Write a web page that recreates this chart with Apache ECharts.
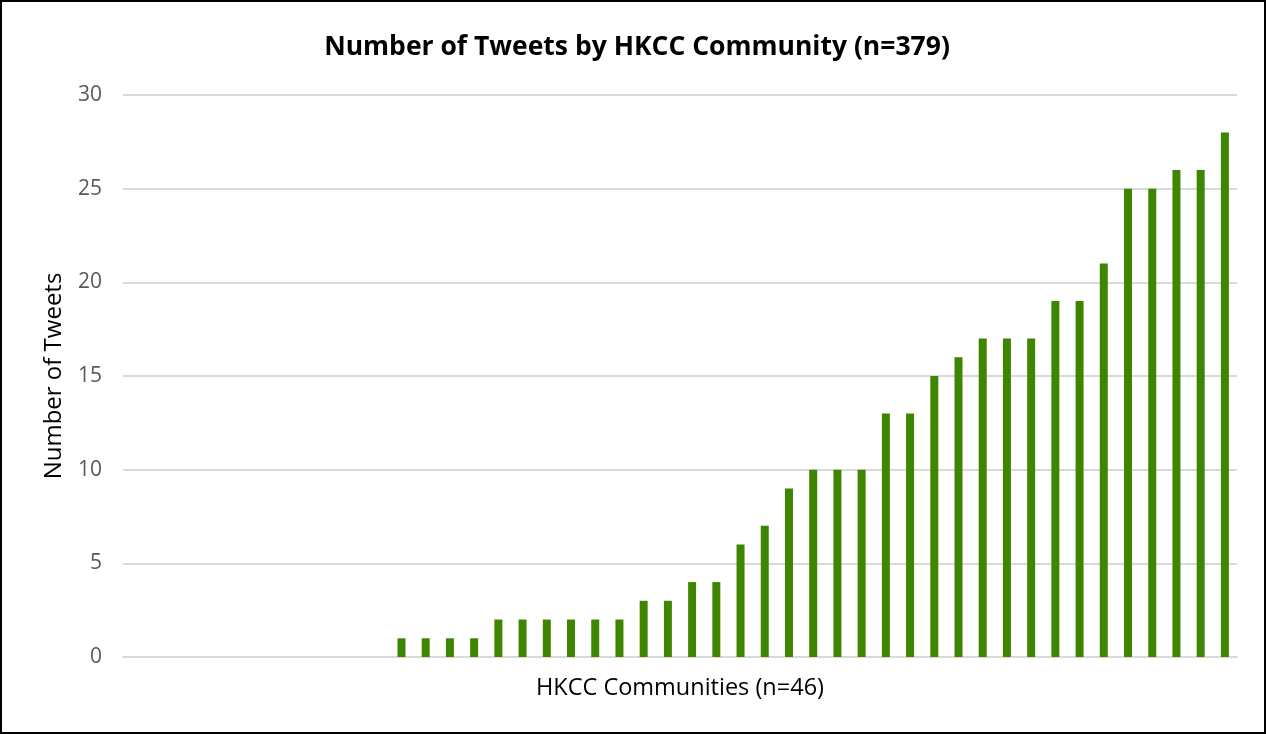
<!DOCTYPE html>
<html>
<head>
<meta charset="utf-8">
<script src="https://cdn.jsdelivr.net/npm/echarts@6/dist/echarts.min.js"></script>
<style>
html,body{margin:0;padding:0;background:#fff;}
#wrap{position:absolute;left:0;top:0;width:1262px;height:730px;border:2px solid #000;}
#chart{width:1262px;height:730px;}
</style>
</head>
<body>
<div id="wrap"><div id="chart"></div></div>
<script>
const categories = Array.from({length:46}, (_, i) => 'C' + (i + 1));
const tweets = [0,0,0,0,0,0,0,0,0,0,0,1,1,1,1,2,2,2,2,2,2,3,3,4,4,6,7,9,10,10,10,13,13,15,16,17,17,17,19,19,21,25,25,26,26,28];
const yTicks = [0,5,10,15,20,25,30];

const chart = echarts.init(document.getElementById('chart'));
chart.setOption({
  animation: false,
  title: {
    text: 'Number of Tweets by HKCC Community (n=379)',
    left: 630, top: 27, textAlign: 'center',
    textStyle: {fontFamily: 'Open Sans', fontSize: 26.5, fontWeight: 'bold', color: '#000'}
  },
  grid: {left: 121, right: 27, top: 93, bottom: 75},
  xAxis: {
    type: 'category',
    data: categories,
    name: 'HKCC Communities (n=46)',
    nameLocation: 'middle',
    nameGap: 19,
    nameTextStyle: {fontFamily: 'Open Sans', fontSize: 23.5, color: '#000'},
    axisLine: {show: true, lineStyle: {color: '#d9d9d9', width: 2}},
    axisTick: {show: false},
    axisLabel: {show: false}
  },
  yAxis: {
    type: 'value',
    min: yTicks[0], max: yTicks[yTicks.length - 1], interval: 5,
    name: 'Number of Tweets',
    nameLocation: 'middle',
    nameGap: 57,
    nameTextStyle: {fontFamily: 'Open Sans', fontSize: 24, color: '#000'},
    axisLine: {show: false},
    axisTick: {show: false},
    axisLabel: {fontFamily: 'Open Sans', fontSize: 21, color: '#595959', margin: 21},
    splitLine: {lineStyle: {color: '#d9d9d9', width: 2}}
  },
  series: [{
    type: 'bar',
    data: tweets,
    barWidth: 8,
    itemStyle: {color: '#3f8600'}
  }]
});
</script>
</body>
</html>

▬▬▬▬▬▬▬▬▬▬

What this task involves –
From the first line above through the line containing "const yTicks = [0,5,10,15,20,25,30];", copy everything exactly, without the pictures.

Written solution –
Write a web page that recreates this chart with Apache ECharts.
<!DOCTYPE html>
<html>
<head>
<meta charset="utf-8">
<script src="https://cdn.jsdelivr.net/npm/echarts@6/dist/echarts.min.js"></script>
<style>
html,body{margin:0;padding:0;background:#fff;}
#wrap{position:absolute;left:0;top:0;width:1262px;height:730px;border:2px solid #000;}
#chart{width:1262px;height:730px;}
</style>
</head>
<body>
<div id="wrap"><div id="chart"></div></div>
<script>
const categories = Array.from({length:46}, (_, i) => 'C' + (i + 1));
const tweets = [0,0,0,0,0,0,0,0,0,0,0,1,1,1,1,2,2,2,2,2,2,3,3,4,4,6,7,9,10,10,10,13,13,15,16,17,17,17,19,19,21,25,25,26,26,28];
const yTicks = [0,5,10,15,20,25,30];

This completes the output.